From the entries below, gather each line containing the word "What".

*****

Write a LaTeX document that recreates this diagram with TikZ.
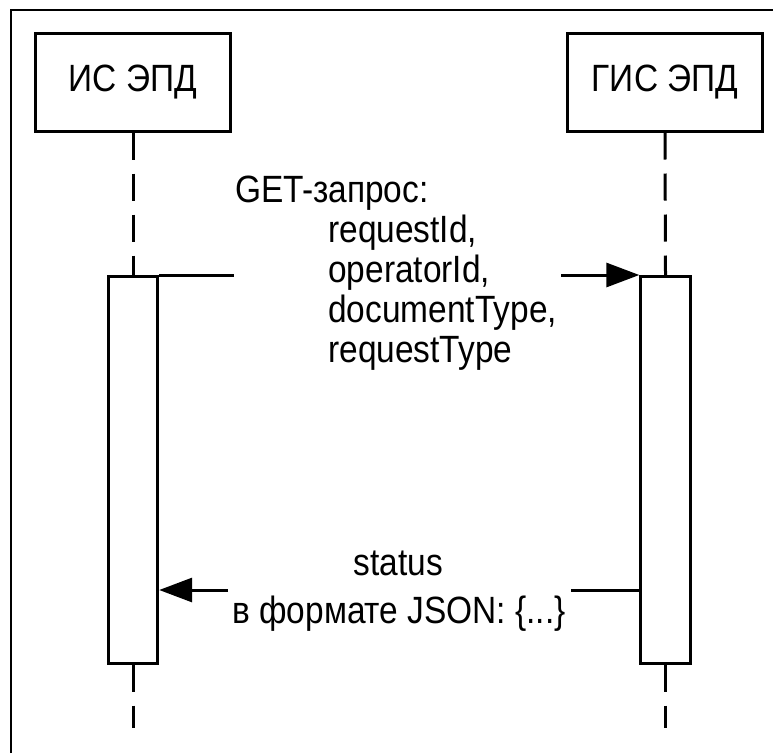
\documentclass[tikz,border=0pt]{standalone}
\usepackage{fontspec}
\setmainfont[FakeStretch=0.88]{Liberation Sans}
\usetikzlibrary{arrows.meta}
\begin{document}
\begin{tikzpicture}[x=0.75pt,y=-0.75pt,
  txt/.style={inner sep=0pt,font=\fontsize{28.5}{30}\selectfont},
  actor/.style={draw,line width=2.25pt,minimum width=146.25pt,minimum height=73.5pt,inner sep=0pt,font=\fontsize{28.5}{30}\selectfont},
  act/.style={draw,line width=2.25pt,minimum width=37pt,minimum height=290pt,inner sep=0pt,fill=white},
  life/.style={line width=2.25pt,dash pattern=on 20.25pt off 10.5pt},
  msg/.style={line width=2.25pt},
  tip/.style={-{Triangle[length=24.75pt,width=18pt]}}]
\useasboundingbox (0,0) rectangle (773,753);
\fill[white] (0,0) rectangle (773,753);
% frame
\draw[line width=1.5pt] (11,753) -- (11,9.5) -- (773,9.5);
% actors
\node[actor] (a) at (133,82) {ИС ЭПД};
\node[actor] (b) at (665,82) {ГИС ЭПД};
% lifeline ends
\coordinate (aend) at (133,728);
\coordinate (bend) at (665.5,728);
% activations
\node[act,anchor=north] (aa) at (133,275) {};
\node[act,anchor=north] (ba) at (665.5,275) {};
% lifelines
\draw[life] (a.south) -- (aa.north);
\draw[life] (b.south) -- (ba.north);
\draw[life] (aa.south) -- (aend);
\draw[life] (ba.south) -- (bend);
% message 1
\coordinate (m1a) at (234,275);
\coordinate (m1b) at (561,275);
\draw[msg] (aa.north east) -- (m1a);
\draw[msg,tip] (m1b) -- (ba.north west);
% message 2
\coordinate (m2a) at (571,590);
\coordinate (m2b) at (228,590);
\draw[msg] (ba.west |- m2a) -- (m2a);
\draw[msg,tip] (m2b) -- (aa.east |- m2b);
% labels
\node[txt,anchor=base west] (l1) at (235,202) {GET-запрос:};
\node[txt,anchor=base west] (l2) at (328,242) {requestId,};
\node[txt,anchor=base west] (l3) at (328,282) {operatorId,};
\node[txt,anchor=base west] (l4) at (328,322) {documentType,};
\node[txt,anchor=base west] (l5) at (328,362) {requestType};
\node[txt,anchor=base] (r1) at (398.5,575) {status};
\node[txt,anchor=base] (r2) at (399,623) {в формате JSON: \{...\}};
\end{tikzpicture}
\end{document}
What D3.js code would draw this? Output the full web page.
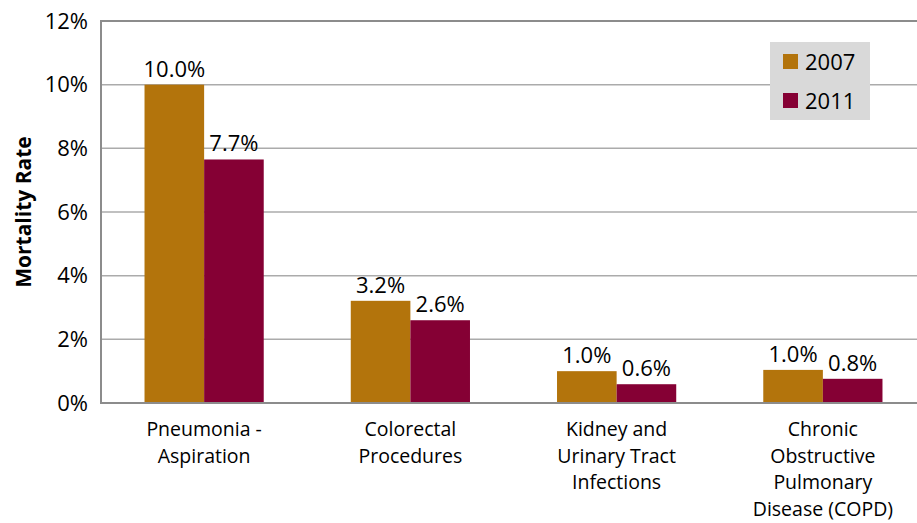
<!DOCTYPE html>
<html>
<head>
<meta charset="utf-8">
<script src="https://cdn.jsdelivr.net/npm/d3@7"></script>
<style>
  body { margin: 0; background: #fff; }
  svg { display: block; font-family: "Open Sans", "Noto Sans", sans-serif; }
</style>
</head>
<body>
<svg id="chart" width="917" height="523"></svg>
<script>
const categories = [
  ["Pneumonia -", "Aspiration"],
  ["Colorectal", "Procedures"],
  ["Kidney and", "Urinary Tract", "Infections"],
  ["Chronic", "Obstructive", "Pulmonary", "Disease (COPD)"]
];
const years = ["2007", "2011"];
const values2007 = [10.0, 3.21, 1.0, 1.04];
const values2011 = [7.65, 2.6, 0.59, 0.76];
const yTicks = [0, 2, 4, 6, 8, 10, 12];

const colors = { "2007": "#B3740C", "2011": "#850034" };

const svg = d3.select("#chart");
const plotLeft = 101, plotTop = 21, plotBottom = 403, plotRight = 926;

const x = d3.scaleBand()
  .domain(d3.range(categories.length))
  .range([plotLeft, plotRight])
  .paddingInner(0.422)
  .paddingOuter(0.211);

const xs = d3.scaleBand().domain(years).range([0, x.bandwidth()]);

const y = d3.scaleLinear().domain([0, 12]).range([plotBottom, plotTop]);

// gridlines
svg.append("g")
  .selectAll("line")
  .data(yTicks.filter(d => d > 0))
  .join("line")
  .attr("x1", plotLeft).attr("x2", plotRight)
  .attr("y1", d => y(d)).attr("y2", d => y(d))
  .attr("stroke", d => d === 12 ? "#8c8c8c" : "#ababab")
  .attr("stroke-width", d => d === 12 ? 2 : 1.5);

// y axis labels
const yAxis = d3.axisLeft(y).tickValues(yTicks).tickFormat(d => d + "%").tickSize(0).tickPadding(13);
svg.append("g")
  .attr("transform", `translate(${plotLeft},0)`)
  .call(yAxis)
  .call(g => g.select(".domain").remove())
  .selectAll("text")
  .attr("font-size", 22)
  .attr("font-family", "Open Sans, sans-serif")
  .attr("fill", "#000");

// bars
const rows = categories.map((c, i) => ({ i, v: { "2007": values2007[i], "2011": values2011[i] } }));
const groups = svg.append("g").selectAll("g")
  .data(rows)
  .join("g")
  .attr("transform", d => `translate(${x(d.i)},0)`);

groups.selectAll("rect")
  .data(d => years.map(yr => ({ yr, v: d.v[yr] })))
  .join("rect")
  .attr("x", d => xs(d.yr))
  .attr("width", xs.bandwidth())
  .attr("y", d => y(d.v))
  .attr("height", d => y(0) - y(d.v))
  .attr("fill", d => colors[d.yr]);

groups.selectAll("text.val")
  .data(d => years.map(yr => ({ yr, v: d.v[yr] })))
  .join("text")
  .attr("class", "val")
  .attr("x", d => xs(d.yr) + xs.bandwidth() / 2)
  .attr("y", d => y(d.v) - 8)
  .attr("text-anchor", "middle")
  .attr("font-size", 22)
  .text(d => d3.format(".1f")(d.v) + "%");

// axes lines
svg.append("line")
  .attr("x1", plotLeft).attr("x2", plotRight)
  .attr("y1", plotBottom).attr("y2", plotBottom)
  .attr("stroke", "#8c8c8c").attr("stroke-width", 2);
svg.append("line")
  .attr("x1", plotLeft).attr("x2", plotLeft)
  .attr("y1", plotTop - 1).attr("y2", plotBottom + 1)
  .attr("stroke", "#8c8c8c").attr("stroke-width", 2);

// category labels
groups.append("text")
  .attr("text-anchor", "middle")
  .attr("font-size", 19.5)
  .selectAll("tspan")
  .data(d => categories[d.i])
  .join("tspan")
  .attr("x", x.bandwidth() / 2)
  .attr("y", (d, j) => 436 + j * 26.5)
  .text(d => d);

// y title
svg.append("text")
  .attr("transform", `translate(31,${(plotTop + plotBottom) / 2}) rotate(-90)`)
  .attr("text-anchor", "middle")
  .attr("font-size", 21)
  .attr("font-weight", "bold")
  .text("Mortality Rate");

// legend
const lg = svg.append("g").attr("transform", "translate(770,42)");
lg.append("rect").attr("width", 100).attr("height", 78).attr("fill", "#d9d9d9");
years.forEach((yr, i) => {
  lg.append("rect").attr("x", 13).attr("y", 12 + i * 39).attr("width", 15).attr("height", 15).attr("fill", colors[yr]);
  lg.append("text").attr("x", 35).attr("y", 28 + i * 39).attr("font-size", 22).text(yr);
});
</script>
</body>
</html>
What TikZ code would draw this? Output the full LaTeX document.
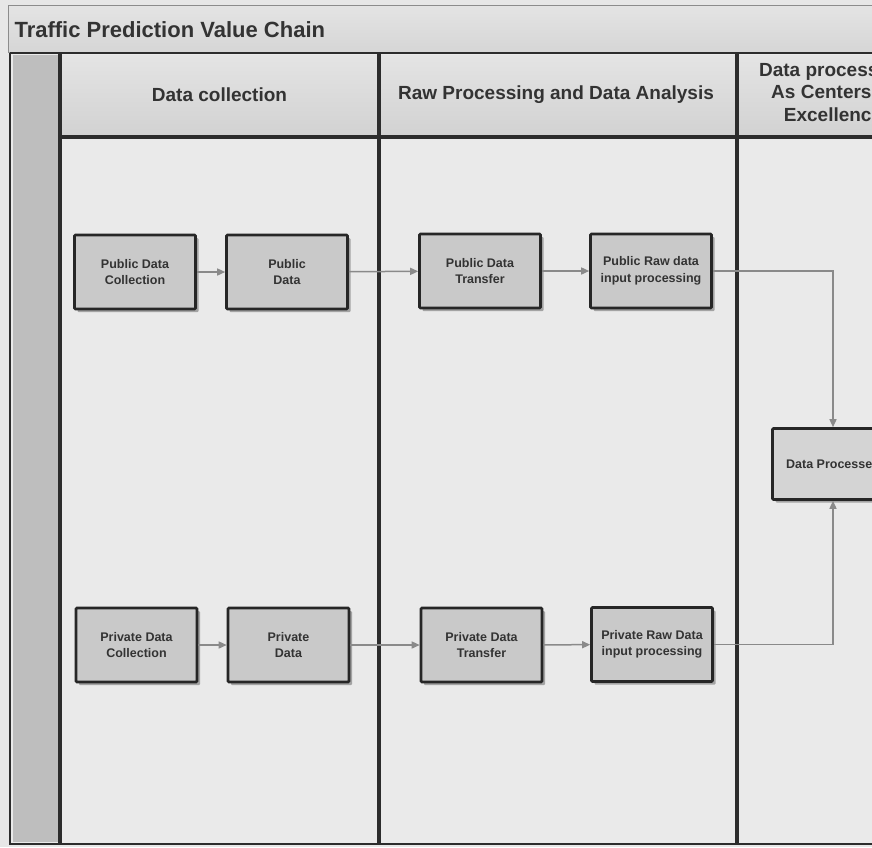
\documentclass[tikz,border=0pt]{standalone}
\usepackage{fontspec}
\setmainfont{Liberation Sans}
\usetikzlibrary{arrows.meta,shadows}

\definecolor{paper}{HTML}{E7E7E7}
\definecolor{lanebody}{HTML}{EAEAEA}
\definecolor{headtop}{HTML}{E4E4E4}
\definecolor{headbot}{HTML}{D2D2D2}
\definecolor{strip}{HTML}{BEBEBE}
\definecolor{rule}{HTML}{2C2C2C}
\definecolor{boxfill}{HTML}{C9C9C9}
\definecolor{boxline}{HTML}{262626}
\definecolor{flow}{HTML}{8A8A8A}
\definecolor{txt}{HTML}{333333}

\tikzset{
  stepbox/.style={draw=boxline, line width=2.6pt, fill=boxfill,
    minimum width=121pt, minimum height=74pt, inner sep=2pt,
    rounded corners=1pt, align=center, text=txt,
    font=\fontsize{12.5}{16.5}\selectfont\bfseries,
    drop shadow={shadow xshift=3pt, shadow yshift=-3pt, opacity=0.3, fill=black}},
  flowline/.style={draw=flow, line width=1.5pt,
    -{Triangle[length=8pt,width=7pt,fill=flow]}},
  laneline/.style={draw=rule, line width=3.5pt},
  headtext/.style={text=txt, align=center,
    font=\fontsize{19}{22.5}\selectfont\bfseries}
}

\begin{document}
\begin{tikzpicture}[x=1pt,y=-1pt]
\useasboundingbox (0,0) rectangle (872,847);
\clip (0,0) rectangle (872,847);
\fill[paper] (0,0) rectangle (872,847);

% pool title bar
\shade[top color=headtop, bottom color=headbot!80!headtop, draw=black!45, line width=1pt]
  (8,5) rectangle (890,52);
\node[anchor=west, text=txt, font=\fontsize{22}{26}\selectfont\bfseries] (title) at (11,30)
  {Traffic Prediction Value Chain};

% pool body and lane strip
\fill[lanebody] (10,53) rectangle (890,844);
\fill[strip] (13,55) rectangle (58,842);
\draw[rule, line width=2pt] (10,53) -- (10,844) -- (890,844);
\draw[rule, line width=2pt] (10,53) -- (890,53);

% phase headers
\shade[top color=headtop, bottom color=headbot] (62,55) rectangle (377,135);
\shade[top color=headtop, bottom color=headbot] (381,55) rectangle (735,135);
\shade[top color=headtop, bottom color=headbot] (739,55) rectangle (890,135);

\node[headtext] (h1) at (219.5,95) {Data collection};
\node[headtext] (h2) at (556,95) {Raw Processing and Data Analysis};
\node[headtext] (h3) at (833,92) {Data processing\\As Centers of\\Excellence};

% lane separators
\draw[laneline] (60,53) -- (60,844);
\draw[laneline] (379,53) -- (379,844);
\draw[laneline] (737,53) -- (737,844);
\draw[laneline] (58,137) -- (890,137);

% public chain
\node[stepbox] (pdc) at (135,272) {Public Data\\Collection};
\node[stepbox] (pd) at (287,272) {Public\\Data};
\node[stepbox] (pdt) at (480,271) {Public Data\\Transfer};
\node[stepbox] (praw) at (651,271) {Public Raw data\\input processing};

% private chain
\node[stepbox] (vdc) at (136.5,645) {Private Data\\Collection};
\node[stepbox] (vd) at (288.5,645) {Private\\Data};
\node[stepbox] (vdt) at (481.5,645) {Private Data\\Transfer};
\node[stepbox] (vraw) at (652,644.5) {Private Raw Data\\input processing};

% processed data
\node[stepbox, fill=black!17, minimum height=71pt] (dp) at (833,464) {Data Processed};

% flows
\draw[flowline] (pdc) -- (pd);
\draw[flowline] (pd) -- (pdt);
\draw[flowline] (pdt) -- (praw);
\draw[flowline] (praw.east) -| (dp.north);
\draw[flowline] (vdc) -- (vd);
\draw[flowline] (vd) -- (vdt);
\draw[flowline] (vdt) -- (vraw);
\draw[flowline] (vraw.east) -| (dp.south);
\end{tikzpicture}
\end{document}
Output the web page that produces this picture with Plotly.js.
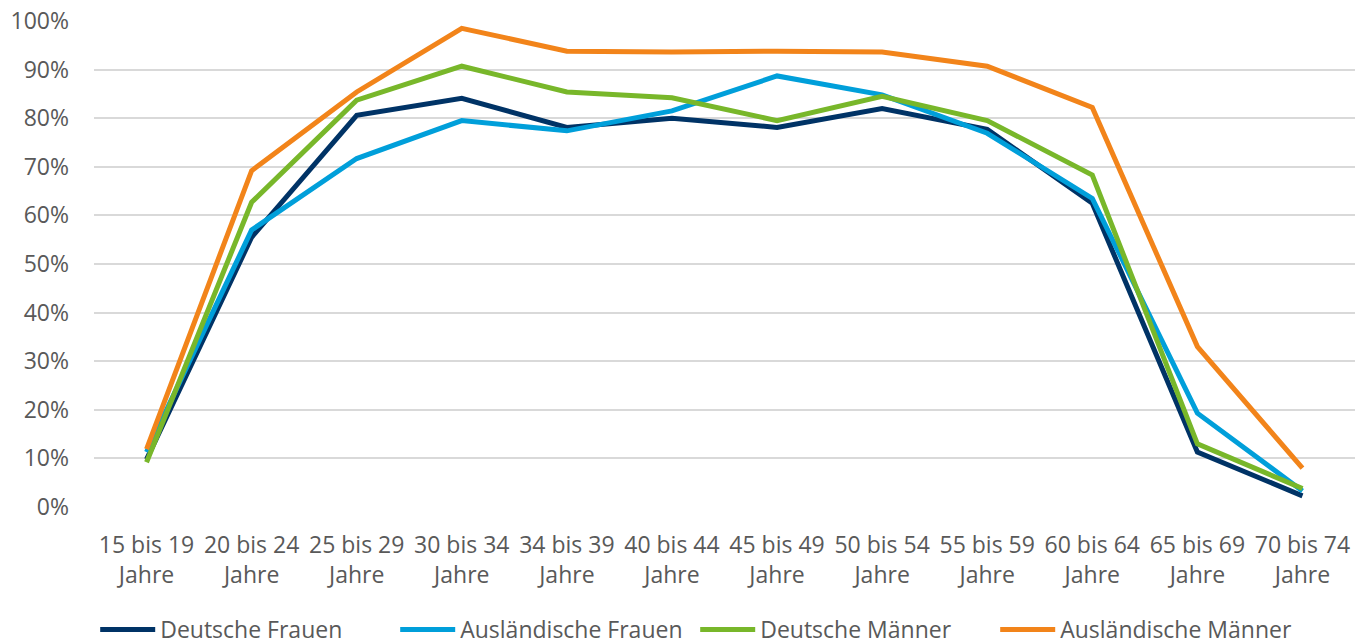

*****

▸ **IN RESPONSE**:
What D3.js code would draw this? Output the full web page.
What TikZ code would draw this? Output the full LaTeX document.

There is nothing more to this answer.